Campaigning together for a strong Europe 

A pro-Europe demonstration in Berlin

A pro-Europe demonstration in Berlin, © Thomas Imo/photothek.net

28.09.2018 - Article

With its campaign involving like minded countries, the Federal Foreign Office wants to strengthen a core group of strongly pro European EU member states – because what the EU really needs right now is cohesion.

In his keynote speech on Europe, delivered this June under the heading of “Europe United”, Foreign Minister Heiko Maas called for a stronger alliance of all EU member states. He said that we need “a large Europe. A Europe that doesn’t differentiate between smaller and larger countries, or between the centre and the periphery.”

Since this summer, the Federal Foreign Office’s European Directorate General has been pursuing a concerted campaign involving like minded countries. The aim is to further enhance cooperation with strongly pro European EU member states, to better explain Germany’s policies, and to more closely integrate our partners and their priorities into our foreign policy. Alongside pursuing crisis diplomacy and maintaining relations with long standing and important partners, cooperation with like minded countries is again at the top of Germany’s foreign policy agenda.

A first step: enhancing cooperation with Ireland and Finland

Finland and Ireland are the first two strongly pro European countries with which the German Government has chosen to enhance cooperation as part of its campaign involving like minded countries. Heiko Maas visited Ireland in mid April, only one month after having taken up office, emphasising that – particularly with a view to Brexit – cohesion of the EU27 remains an absolute priority.

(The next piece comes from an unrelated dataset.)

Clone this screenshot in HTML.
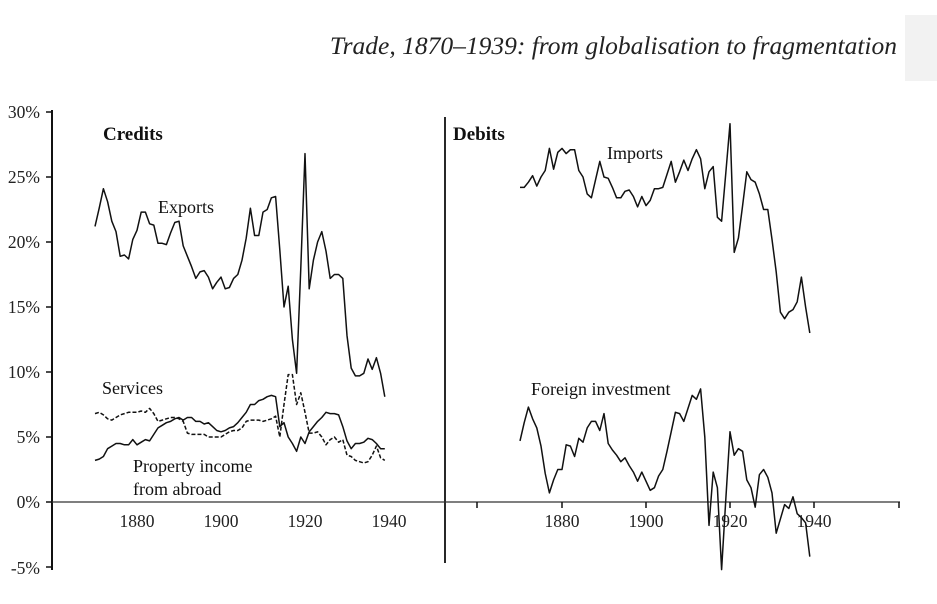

He also stressed that Ireland is an important partner – particularly for the reforms that Germany and France seek to implement together in the EU. He went on to say that, to achieve this, we need all EU partners on board. Germany and Finland, which Minister Maas visited in late May, also share a similar understanding of European values.

Recently, pilot projects have gotten under way with both countries. Over the last few weeks, country specific consultations (so called Ländertische) were held with both Ireland and Finland. This involved calling meetings of representatives from several ministries on both sides that are important for bilateral relations, for the purpose of tackling specific projects. In Germany’s view, these consultations must pursue not only common objectives, but should also address new and emerging issues in areas such as science and research, the environment and the opportunities of digital technology.

The Nordics: a group of like minded countries

The campaign involving like minded countries has an open format and will include other countries, as well, such as Denmark and Sweden. At a conference on German Scandinavian cooperation in the EU, Minister of State for Europe Michael Roth emphasised what these countries have in common: “All of us are pursuing ambitious climate targets, and we have similar views when it comes to economic policy and questions about the single market.” A key objective of the like minded countries’ joint efforts is to defend the rule of law and European values.    

Creating a strong network of bilateral relations is becoming increasingly important, given the challenges the EU is facing from within and the external threats it must ward off. With its campaign involving like minded countries, Germany wants to strengthen trust, and Europe in general, by increasing its political liaison work in all directions.

It is doing so because, as Heiko Maas emphasised in his speech on Europe, the late Belgian Prime Minister Paul Henri Spaak was right when he said: “There are only two kinds of states in Europe: small states, and small states that have not yet realised they are small.”